__Stated problem__:
Retype the opening lines of the data exactly, stopping after the line that contains "import * as". Skip every picture.

Some records:
** start **

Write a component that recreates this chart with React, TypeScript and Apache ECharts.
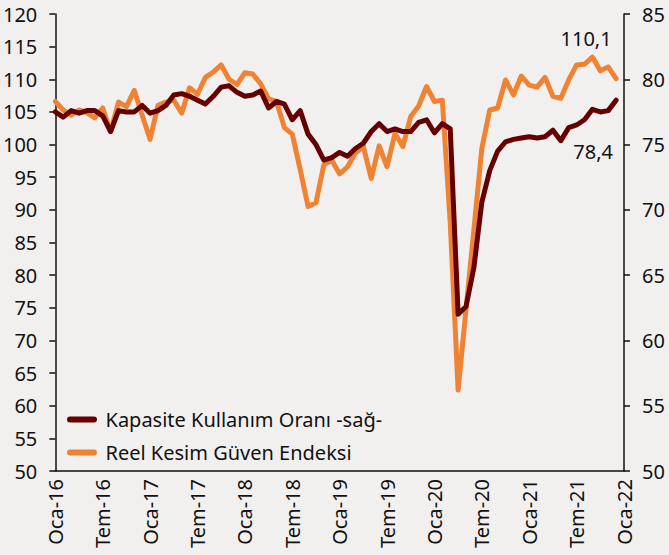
import React, { useEffect, useRef } from "react";
import * as echarts from "echarts";

const monthNames = ["Oca", "Şub", "Mar", "Nis", "May", "Haz", "Tem", "Ağu", "Eyl", "Eki", "Kas", "Ara"];
const years = [16, 17, 18, 19, 20, 21, 22];

const categories: string[] = [];
years.forEach((y) => {
  monthNames.forEach((m) => {
    if (y < 22 || m === "Oca") categories.push(`${m}-${y}`);
  });
});

const leftTicks = { min: 50, max: 120, interval: 5 };
const rightTicks = { min: 50, max: 85, interval: 5 };

const kapasite = [
  77.5, 77.1, 77.6, 77.4, 77.6, 77.6, 77.2, 76.0, 77.6, 77.5, 77.5, 78.0,
  77.4, 77.6, 78.0, 78.8, 78.9, 78.7, 78.4, 78.1, 78.7, 79.4, 79.5, 79.0,
  78.7, 78.8, 79.1, 77.8, 78.3, 78.1, 76.9, 77.6, 75.8, 75.0, 73.8, 74.0,
  74.4, 74.1, 74.7, 75.1, 76.0, 76.6, 76.0, 76.2, 76.0, 76.0, 76.7, 76.9,
  75.9, 76.6, 76.2, 62.0, 62.6, 65.6, 70.6, 73.0, 74.5, 75.2, 75.4, 75.5,
  75.6, 75.5, 75.6, 76.1, 75.3, 76.3, 76.5, 76.9, 77.7, 77.5, 77.6, 78.4,
];

const reelKesim = [
  106.6, 105.3, 104.5, 105.3, 104.9, 104.1, 105.6, 102.0, 106.5, 105.8, 108.3, 104.5,
  100.8, 106.0, 106.5, 106.8, 104.8, 108.7, 107.7, 110.3, 111.1, 112.2, 110.0, 109.2,
  111.0, 110.8, 109.3, 107.0, 106.6, 102.6, 101.6, 96.2, 90.5, 91.1, 96.9, 97.6,
  95.5, 96.6, 98.7, 99.7, 94.8, 99.8, 96.6, 101.7, 99.7, 104.3, 105.9, 108.9,
  106.6, 106.8, 88.0, 62.4, 74.8, 87.0, 99.4, 105.3, 105.6, 109.9, 107.6, 110.5,
  109.1, 108.8, 110.3, 107.4, 107.1, 109.9, 112.2, 112.3, 113.4, 111.3, 111.9, 110.1,
];

const seriesNames = ["Kapasite Kullanım Oranı -sağ-", "Reel Kesim Güven Endeksi"];
const lastLabels = ["78,4", "110,1"];

const FONT = "Noto Sans";
const FS = 20;
const DARK = "#660000";
const ORANGE = "#f08333";
const BG = "#f2f0ef";

export default function App() {
  const ref = useRef<HTMLDivElement>(null);

  useEffect(() => {
    document.body.style.margin = "0";
    document.body.style.background = BG;
    if (!ref.current) return;
    const chart = echarts.init(ref.current, null, { renderer: "svg" });

    const lastPointMark = (arr: number[], text: string, offset: number[]) => ({
      symbol: "circle",
      symbolSize: 0,
      silent: true,
      data: [
        {
          coord: [arr.length - 1, arr[arr.length - 1]],
          label: {
            show: true,
            formatter: text,
            position: "inside",
            offset,
            fontFamily: FONT,
            fontSize: FS,
            color: "#111",
          },
        },
      ],
    });

    const legendIcon = "path://M3,0 L27,0 A3,3 0 0 1 27,6 L3,6 A3,3 0 0 1 3,0 Z";

    chart.setOption({
      animation: false,
      backgroundColor: BG,
      grid: { left: 54, right: 45, top: 14, bottom: 84, containLabel: false },
      legend: {
        orient: "vertical",
        left: 62,
        top: 403,
        itemWidth: 31,
        itemHeight: 6,
        itemGap: 10,
        data: [
          { name: seriesNames[0], icon: legendIcon },
          { name: seriesNames[1], icon: legendIcon },
        ],
        textStyle: {
          fontFamily: FONT,
          fontSize: FS,
          color: "#111",
          lineHeight: 23,
          padding: [0, 0, 0, 3],
        },
      },
      xAxis: {
        type: "category",
        data: categories,
        boundaryGap: false,
        axisLine: { lineStyle: { color: "#111", width: 1.5 } },
        axisTick: { show: false },
        axisLabel: {
          interval: 5,
          rotate: 90,
          margin: 8,
          fontFamily: FONT,
          fontSize: FS,
          color: "#111",
        },
        splitLine: { show: false },
      },
      yAxis: [
        {
          type: "value",
          ...leftTicks,
          position: "left",
          axisLine: { show: true, lineStyle: { color: "#111", width: 1.5 } },
          axisTick: { show: true, length: 6, lineStyle: { color: "#111", width: 1.5 } },
          axisLabel: { margin: 18, fontFamily: FONT, fontSize: FS, color: "#111" },
          splitLine: { show: false },
        },
        {
          type: "value",
          ...rightTicks,
          position: "right",
          axisLine: { show: true, lineStyle: { color: "#111", width: 1.5 } },
          axisTick: { show: true, length: 6, lineStyle: { color: "#111", width: 1.5 } },
          axisLabel: { margin: 18, fontFamily: FONT, fontSize: FS, color: "#111" },
          splitLine: { show: false },
        },
      ],
      series: [
        {
          name: seriesNames[1],
          type: "line",
          yAxisIndex: 0,
          data: reelKesim,
          showSymbol: false,
          symbol: "none",
          itemStyle: { color: ORANGE },
          lineStyle: { color: ORANGE, width: 5, cap: "round", join: "round" },
          markPoint: lastPointMark(reelKesim, lastLabels[1], [-30, -40]),
          z: 2,
        },
        {
          name: seriesNames[0],
          type: "line",
          yAxisIndex: 1,
          data: kapasite,
          showSymbol: false,
          symbol: "none",
          itemStyle: { color: DARK },
          lineStyle: { color: DARK, width: 5, cap: "round", join: "round" },
          markPoint: lastPointMark(kapasite, lastLabels[0], [-23, 51]),
          z: 3,
        },
      ],
    });

    return () => chart.dispose();
  }, []);

  return <div ref={ref} style={{ width: 669, height: 555 }} />;
}
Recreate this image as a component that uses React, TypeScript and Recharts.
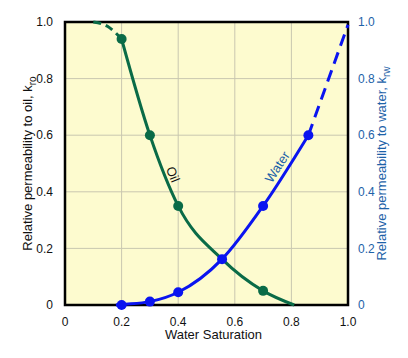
import React from 'react'
import {
  ComposedChart,
  Line,
  Scatter,
  XAxis,
  YAxis,
  CartesianGrid,
  ReferenceArea,
  ReferenceDot
} from 'recharts'

// 수포화도 축 눈금
const satTicks = [0, 0.2, 0.4, 0.6, 0.8, 1.0]

// 오일 곡선 (실선 / 점선 구간)
const oilSat = [0.2, 0.3, 0.4, 0.555, 0.7, 0.81]
const oilKro = [0.94, 0.6, 0.35, 0.162, 0.05, 0]
const oilDashSat = [0.1, 0.15, 0.2]
const oilDashKro = [1.0, 0.985, 0.94]
const oilMarkSat = [0.2, 0.3, 0.4, 0.7]
const oilMarkKro = [0.94, 0.6, 0.35, 0.05]

// 물 곡선
const waterSat = [0.18, 0.2, 0.3, 0.4, 0.555, 0.7, 0.86]
const waterKrw = [0, 0.002, 0.012, 0.045, 0.162, 0.35, 0.6]
const waterDashSat = [0.86, 1.0]
const waterDashKrw = [0.6, 0.99]
const waterMarkSat = [0.2, 0.3, 0.4, 0.555, 0.7, 0.86]
const waterMarkKrw = [0, 0.012, 0.045, 0.162, 0.35, 0.6]

const GREEN = '#0a6b47'
const BLUE = '#0a14f0'
const LABEL_BLUE = '#1d62a8'
const FONT = 'Liberation Sans, Arial, sans-serif'

const zip = (xs: number[], ys: number[]) => xs.map((x, i) => ({ x, y: ys[i] }))

const fmt = (v: number) => (v === 0 ? '0' : v.toFixed(1))

const LeftTitle = (props: any) => {
  const { viewBox } = props
  const cx = 32
  const cy = viewBox.y + viewBox.height / 2
  return (
    <text x={cx} y={cy} transform={`rotate(-90 ${cx} ${cy})`} textAnchor="middle" fontSize={13} fill="#111" fontFamily={FONT}>
      Relative permeability to oil, k<tspan dy={4} fontSize={10}>ro</tspan>
    </text>
  )
}

const RightTitle = (props: any) => {
  const { viewBox } = props
  const cx = 386
  const cy = viewBox.y + viewBox.height / 2
  return (
    <text x={cx} y={cy} transform={`rotate(-90 ${cx} ${cy})`} textAnchor="middle" fontSize={13} fill={LABEL_BLUE} fontFamily={FONT}>
      Relative permeability to water, k<tspan dy={4} fontSize={10}>rw</tspan>
    </text>
  )
}

const BottomTitle = (props: any) => {
  const { viewBox } = props
  const cx = viewBox.x + viewBox.width / 2 + 7
  return (
    <text x={cx} y={339} textAnchor="middle" fontSize={13} fill="#111" fontFamily={FONT}>
      Water Saturation
    </text>
  )
}

const curveText = (text: string, angle: number, color: string) => (props: any) => (
  <text
    x={props.cx}
    y={props.cy}
    transform={`rotate(${angle} ${props.cx} ${props.cy})`}
    textAnchor="middle"
    dominantBaseline="middle"
    fontSize={13}
    fill={color}
    fontFamily={FONT}
  >
    {text}
  </text>
)

export default function App() {
  return (
    <div style={{ position: 'absolute', left: 0, top: 0, width: 408, height: 358, background: '#fff' }}>
      <ComposedChart width={408} height={358} margin={{ top: 22, right: 0, bottom: 0, left: 0 }}>
        <CartesianGrid
          fill="#fdfbcf"
          stroke="#c9c7b0"
          strokeWidth={1}
          horizontalValues={satTicks}
          verticalValues={satTicks}
          yAxisId="left"
        />
        <XAxis
          type="number"
          dataKey="x"
          domain={[0, 1]}
          ticks={satTicks}
          tickFormatter={fmt}
          height={53}
          axisLine={false}
          tickLine={false}
          tick={{ fontSize: 12, fill: '#111', fontFamily: FONT }}
          tickMargin={6}
          label={<BottomTitle />}
        />
        <YAxis
          yAxisId="left"
          type="number"
          domain={[0, 1]}
          ticks={satTicks}
          tickFormatter={fmt}
          width={65}
          axisLine={false}
          tickLine={false}
          tick={{ fontSize: 12, fill: '#111', fontFamily: FONT }}
          tickMargin={6}
          label={<LeftTitle />}
        />
        <YAxis
          yAxisId="right"
          orientation="right"
          type="number"
          domain={[0, 1]}
          ticks={satTicks}
          tickFormatter={fmt}
          width={60}
          axisLine={false}
          tickLine={false}
          tick={{ fontSize: 12, fill: LABEL_BLUE, fontFamily: FONT }}
          tickMargin={4}
          label={<RightTitle />}
        />

        {/* 오일 곡선 */}
        <Line yAxisId="left" data={zip(oilDashSat, oilDashKro)} dataKey="y" type="monotone" stroke={GREEN} strokeWidth={3} strokeDasharray="8 5" dot={false} isAnimationActive={false} />
        <Line yAxisId="left" data={zip(oilSat, oilKro)} dataKey="y" type="monotone" stroke={GREEN} strokeWidth={3} dot={false} isAnimationActive={false} />
        <Scatter yAxisId="left" data={zip(oilMarkSat, oilMarkKro)} dataKey="y" fill={GREEN} shape={(p: any) => <circle cx={p.cx} cy={p.cy} r={5} fill={GREEN} />} isAnimationActive={false} />

        {/* 물 곡선 */}
        <Line yAxisId="right" data={zip(waterSat, waterKrw)} dataKey="y" type="monotone" stroke={BLUE} strokeWidth={3} dot={false} isAnimationActive={false} />
        <Line yAxisId="right" data={zip(waterDashSat, waterDashKrw)} dataKey="y" type="linear" stroke={BLUE} strokeWidth={3} strokeDasharray="12 7" dot={false} isAnimationActive={false} />
        <Scatter yAxisId="right" data={zip(waterMarkSat, waterMarkKrw)} dataKey="y" fill={BLUE} shape={(p: any) => <circle cx={p.cx} cy={p.cy} r={5} fill={BLUE} />} isAnimationActive={false} />

        <ReferenceDot yAxisId="left" x={0.378} y={0.46} r={0} shape={curveText('Oil', 68, '#111')} />
        <ReferenceDot yAxisId="left" x={0.753} y={0.486} r={0} shape={curveText('Water', -57, LABEL_BLUE)} />

        <ReferenceArea yAxisId="left" x1={0} x2={1} y1={0} y2={1} fill="none" stroke="#000" strokeWidth={2.5} fillOpacity={0} />
      </ComposedChart>
    </div>
  )
}
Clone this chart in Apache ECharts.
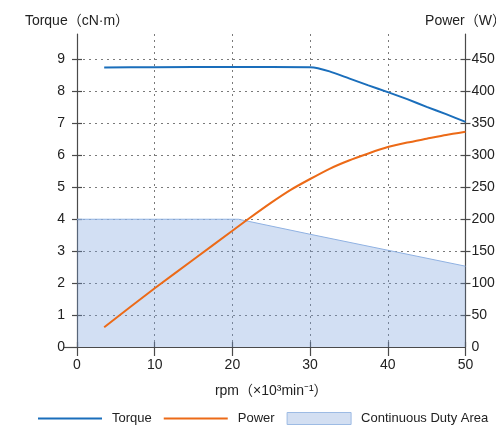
<!DOCTYPE html>
<html lang="en">
<head>
  <meta charset="UTF-8">
  <title>Torque / Power</title>
  <script src="https://cdn.jsdelivr.net/npm/echarts@6/dist/echarts.min.js"></script>
  <style>
    html, body { margin: 0; padding: 0; background: #fff; }
    #main { width: 496px; height: 426px; }
  </style>
</head>
<body>
<div id="main"></div>
<script>
  // rpm (x10^3 min^-1) vs torque (cN·m)
  var torquePts = [[3.5, 8.75], [10, 8.76], [20, 8.77], [30, 8.76], [31, 8.73], [32.5, 8.63],
    [35, 8.41], [37.5, 8.19], [40, 7.98], [42.5, 7.76], [45, 7.52], [47.5, 7.29], [50, 7.05]];
  // rpm vs power (W)
  var powerPts = [[3.5, 31], [10, 92], [15, 137], [20, 182], [22, 200], [25, 226], [27.5, 246],
    [30, 263], [32.5, 279], [35, 292], [37.5, 303], [40, 313], [42.5, 320], [45, 326], [47.5, 332], [50, 337]];
  // continuous duty area limit (cN·m)
  var dutyPts = [[0, 4], [20.8, 4], [30, 3.53], [40, 3.03], [50, 2.53]];

  var xTicks = [0, 10, 20, 30, 40, 50];
  var torqueTicks = [1, 2, 3, 4, 5, 6, 7, 8, 9];
  var torqueLabels = [0, 1, 2, 3, 4, 5, 6, 7, 8, 9];
  var powerTicks = [50, 100, 150, 200, 250, 300, 350, 400, 450];
  var powerLabels = [0, 50, 100, 150, 200, 250, 300, 350, 400, 450];

  var FONT = '"Liberation Sans", "Noto Sans CJK JP", sans-serif';
  var AXIS = '#4a4a4a';
  var TXT = '#222';
  var grid_line = { type: [2, 4], color: '#7a7a7a', width: 1 };
  var LINE_ICON = 'path://M0,0H64V2H0Z';

  var chart = echarts.init(document.getElementById('main'));
  chart.setOption({
    animation: false,
    textStyle: { fontFamily: FONT },
    grid: { left: 77, right: 30.5, top: 34, bottom: 79, containLabel: false, outerBoundsMode: 'none' },
    legend: {
      left: 38, right: 0, top: 412, padding: 0,
      itemWidth: 64, itemHeight: 12, itemGap: 12,
      textStyle: { fontSize: 13, color: TXT, fontFamily: FONT, padding: [0, 0, 0, 5] },
      data: [
        { name: 'Torque', icon: LINE_ICON },
        { name: 'Power', icon: LINE_ICON },
        { name: 'Continuous Duty Area', icon: 'rect',
          itemStyle: { color: '#d3dff2', borderColor: '#9dbbe4', borderWidth: 1 } }
      ]
    },
    xAxis: [
      {
        type: 'value', position: 'bottom', min: 0, max: 50,
        name: 'rpm（×10³min⁻¹）', nameLocation: 'middle', nameGap: 37,
        nameTextStyle: { fontSize: 14, color: TXT },
        axisLine: { onZero: false, lineStyle: { color: AXIS, width: 1.2 } },
        axisTick: { customValues: xTicks, length: 9, lineStyle: { color: AXIS, width: 1.2 } },
        axisLabel: { customValues: xTicks, fontSize: 14, color: TXT, margin: 11 },
        splitLine: { show: true, lineStyle: grid_line }
      },
      {
        type: 'value', position: 'bottom', min: 0, max: 50,
        axisLine: { show: false, onZero: false },
        axisTick: { customValues: xTicks, inside: true, length: 5, lineStyle: { color: AXIS, width: 1.2 } },
        axisLabel: { show: false },
        splitLine: { show: false }
      }
    ],
    yAxis: [
      {
        type: 'value', position: 'left', min: 0, max: 9.8,
        name: 'Torque（cN·m）', nameLocation: 'end', nameGap: 6,
        nameTextStyle: { fontSize: 14, color: TXT },
        axisLine: { show: true, onZero: false, lineStyle: { color: AXIS, width: 1.2 } },
        axisTick: { show: true, customValues: torqueTicks, length: 5, lineStyle: { color: AXIS, width: 1.2 } },
        axisLabel: { customValues: torqueLabels, fontSize: 14, color: TXT, margin: 12 },
        splitLine: { show: true, lineStyle: grid_line }
      },
      {
        type: 'value', position: 'right', min: 0, max: 490,
        name: 'Power（W）', nameLocation: 'end', nameGap: 6,
        nameTextStyle: { fontSize: 14, color: TXT },
        axisLine: { show: true, onZero: false, lineStyle: { color: AXIS, width: 1.2 } },
        axisTick: { show: true, customValues: powerTicks, length: 5, lineStyle: { color: AXIS, width: 1.2 } },
        axisLabel: { customValues: powerLabels, fontSize: 14, color: TXT, margin: 6 },
        splitLine: { show: false }
      },
      {
        type: 'value', position: 'left', min: 0, max: 9.8,
        axisLine: { show: false, onZero: false },
        axisTick: { show: true, customValues: torqueTicks, inside: true, length: 5, lineStyle: { color: AXIS, width: 1.2 } },
        axisLabel: { show: false },
        splitLine: { show: false }
      },
      {
        type: 'value', position: 'right', min: 0, max: 490,
        axisLine: { show: false, onZero: false },
        axisTick: { show: true, customValues: powerTicks, inside: true, length: 5, lineStyle: { color: AXIS, width: 1.2 } },
        axisLabel: { show: false },
        splitLine: { show: false }
      },
      {
        type: 'value', position: 'left', min: 0, max: 9.8,
        axisLine: { show: false, onZero: false },
        axisTick: { show: true, customValues: [0], length: 13, lineStyle: { color: AXIS, width: 1.2 } },
        axisLabel: { show: false },
        splitLine: { show: false }
      }
    ],
    series: [
      {
        name: 'Continuous Duty Area', type: 'line', xAxisIndex: 0, yAxisIndex: 0,
        data: dutyPts, symbol: 'none', z: 1,
        itemStyle: { color: '#d3dff2' },
        lineStyle: { color: '#8fb1e2', width: 1 },
        areaStyle: { color: 'rgba(118,158,219,0.33)', opacity: 1 }
      },
      {
        name: 'Torque', type: 'line', xAxisIndex: 0, yAxisIndex: 0,
        data: torquePts, symbol: 'none', smooth: 0.2, z: 3,
        itemStyle: { color: '#1a6ebb' },
        lineStyle: { color: '#1a6ebb', width: 2 }
      },
      {
        name: 'Power', type: 'line', xAxisIndex: 0, yAxisIndex: 1,
        data: powerPts, symbol: 'none', smooth: 0.2, z: 3,
        itemStyle: { color: '#ec6a17' },
        lineStyle: { color: '#ec6a17', width: 2 }
      }
    ]
  });
</script>
</body>
</html>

** end **

__Full solution__:
Write a component that recreates this chart with React, TypeScript and Apache ECharts.
import React, { useEffect, useRef } from "react";
import * as echarts from "echarts";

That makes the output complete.